A UK poll is showing that the general public is agreeing more and more with the scientific consensus on man-made climate change. Scotland fares particularly well, better than England and Wales.
The ComRes poll surveyed 2,045 British adults and found that 64% believe that man-made climate change is happening and we are causing it (or most of it), up from 57% who agreed with this view in 2014. The main concerns of British citizens are damage to nature and an increase in flooding, with 80% and 73% respectively being concerned about these issues.
“Over just three years there has been a discernible shift in public opinion towards acceptance that climate change is both happening and mainly caused by human activity,” ComRes chairman Andrew Hawkins said.
“The significance of this is that the public are becoming increasingly willing to see polluting energy sources phased out, to adopt alternative technologies and accept public policy changes to shift behaviour.”
The most interesting growth was when it came to scientists. According to the poll, 70% of all respondents agree there is a virtual scientific consensus on man-made climate change, up from a mere 16% in 2014. Sixty percent of them are also worried about food availability, which easily can be threatened as was seen in the recent ‘lettuce crisis.’
But there were also differences based on age and geography. Younger people were more likely to believe climate change is real, with 73 per cent of 18-24-year-olds backing the scientific consensus compared to just over half (54 percent) of those aged 65 or over. Interestingly, a third of the latter believes climate change is happening, but humans aren’t causing it. Just 2-5% of all people believed climate change wasn’t happening at all.

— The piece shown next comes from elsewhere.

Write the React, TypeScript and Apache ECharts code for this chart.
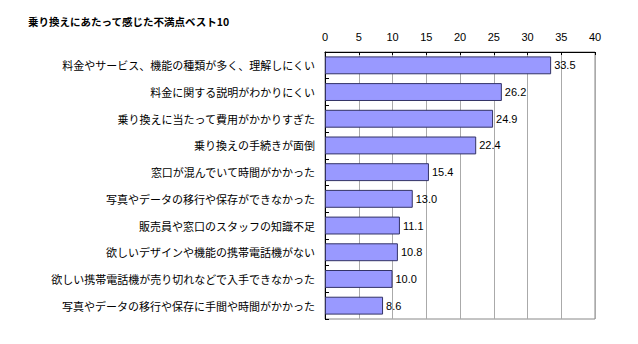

Scottish people were also more inclined to agree with the science than the Welsh and the Englishmen. However, London was the place with the largest share of the population who believes humans are causing climate change — 71 percent. The lowest figure (57 percent) was found in the North and East of England.
Professor Joanna Haigh, co-director of the Grantham Institute at Imperial College London, welcomed the news.
“For people who have worked on climate change for decades, the finding that people recognise the sheer weight of scientific evidence is extremely heartening,” she said.
“But as the climate system sends increasingly urgent signals of the stress it is coming under, this understanding must be turned into action to address to the problem. We have the means to avoid the very worst impacts of climate change, and create a cleaner, healthier society – all it takes is the will.”
Also, WWF-UK head of climate and energy Gareth Redmond-King said that the poll is a “wake-up call” for Government to start reducing its emissions. The people are aware of climate change and they want to address it — it’s now time for the politicians to take action.